Since soda and dairy bottles are my thing, I'm not at all familliar with Seipps beer bottles, and would like to know if this one with the "CHICAGA" error is common or not. It was found at an antique store, the price was fairly cheap and the condition is great, so it now sits on the bar. Kinda neat to have.


----------



## jughed (Dec 25, 2007)

another pic,...any estimates on production year???
 thanks for any info


----------



## Johnny Bottles (Dec 25, 2007)

Merry Christmas Jughed and to the Forum. Conrad Seipp was for many years the leading brewery in Chicago. His bottles in varies shapes & sizes are common.Your bottle dates to right before prohibition.The Conrad Seipp Brewing Co. never survived prohibition. I believe Chicago is indeed spelled in error, I have not seen that on other Seipp bottles.
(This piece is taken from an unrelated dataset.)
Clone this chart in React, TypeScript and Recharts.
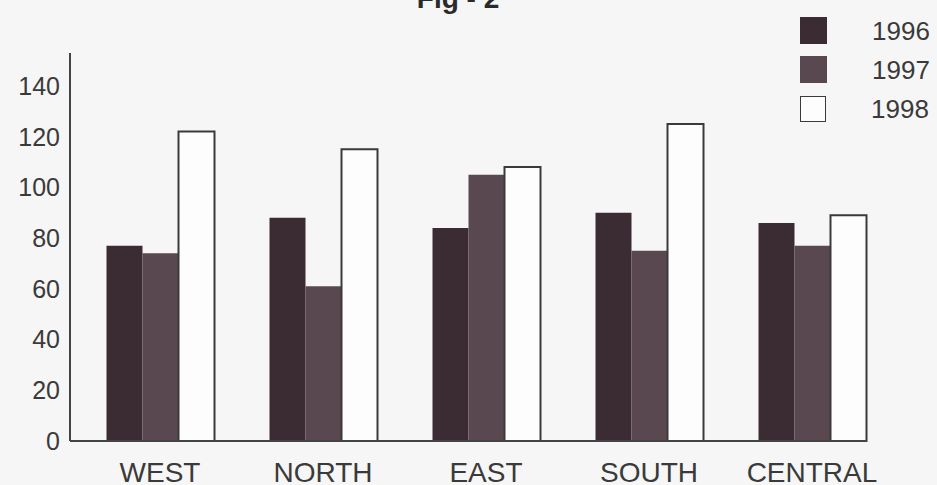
import { BarChart, Bar, XAxis, YAxis } from 'recharts'

// regional figures for three years
const regions = ['WEST', 'NORTH', 'EAST', 'SOUTH', 'CENTRAL']
const years = ['1996', '1997', '1998']
const values1996 = [77, 88, 84, 90, 86]
const values1997 = [74, 61, 105, 75, 77]
const values1998 = [122, 115, 108, 125, 89]
const yTicks = [0, 20, 40, 60, 80, 100, 120, 140]

const seriesFill = ['#3b2c34', '#5a4851', '#fdfdfd']
const ink = '#3a3a3a'
const font = '"Liberation Sans", Arial, sans-serif'

const data = regions.map((region, i) => ({
  region,
  [years[0]]: values1996[i],
  [years[1]]: values1997[i],
  [years[2]]: values1998[i],
}))

function YearLegend() {
  return (
    <div style={{ position: 'absolute', left: 800, top: 17 }}>
      {years.map((year, i) => (
        <div
          key={year}
          style={{ display: 'flex', alignItems: 'center', height: 39, marginTop: i === 0 ? 0 : 0 }}
        >
          <div
            style={{
              width: i === 2 ? 24 : 27,
              height: i === 2 ? 24 : 27,
              background: seriesFill[i],
              border: i === 2 ? `1.5px solid ${ink}` : 'none',
              marginTop: -12,
            }}
          />
          <span
            style={{
              marginLeft: 45,
              marginTop: -12,
              fontSize: 26,
              color: ink,
              fontFamily: font,
              lineHeight: '26px',
            }}
          >
            {year}
          </span>
        </div>
      ))}
    </div>
  )
}

export default function App() {
  return (
    <div
      style={{
        position: 'absolute',
        left: 0,
        top: 0,
        width: 937,
        height: 485,
        overflow: 'hidden',
        background: '#f6f6f6',
        fontFamily: font,
      }}
    >
      <div
        style={{
          position: 'absolute',
          left: 458,
          top: -17,
          transform: 'translateX(-50%)',
          fontSize: 28,
          fontWeight: 'bold',
          color: '#2a2a2a',
          whiteSpace: 'nowrap',
        }}
      >
        Fig - 2
      </div>

      <BarChart
        width={937}
        height={485}
        data={data}
        margin={{ top: 53, right: 70, bottom: 0, left: 0 }}
        barGap={0}
        barSize={36}
      >
        <XAxis
          dataKey="region"
          height={44}
          interval={0}
          tickLine={false}
          tickSize={0}
          tickMargin={21}
          padding={{ left: 8.5, right: -26.5 }}
          axisLine={{ stroke: '#444', strokeWidth: 2 }}
          tick={{ fontSize: 28, fill: ink, fontFamily: font }}
        />
        <YAxis
          width={70}
          domain={[0, 153]}
          ticks={yTicks}
          interval={0}
          tickLine={false}
          tickSize={0}
          tickMargin={10}
          axisLine={{ stroke: '#444', strokeWidth: 2 }}
          tick={{ fontSize: 25, fill: ink, fontFamily: font }}
        />
        <Bar dataKey="1996" fill={seriesFill[0]} isAnimationActive={false} />
        <Bar dataKey="1997" fill={seriesFill[1]} isAnimationActive={false} />
        <Bar
          dataKey="1998"
          fill={seriesFill[2]}
          stroke={ink}
          strokeWidth={2}
          isAnimationActive={false}
        />
      </BarChart>

      <YearLegend />
    </div>
  )
}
Hope this helps, John


----------



## jughed (Dec 25, 2007)

Thanks for the info Johnny, and merry Christmas to everyone..BTW 'Chicago' is correctly spelled on the bottom


----------



## idigjars (Dec 26, 2007)

Interesting Jughed.  Thanks for sharing the pic.  Do you collect Chicago beers?  Or all Chicago bottles?   Paul


----------



## jughed (Dec 26, 2007)

Paul, i normally don't collect Chicago bottles, but the error on this one caught my eye 
 i collect all types of Springfield Il bottles


----------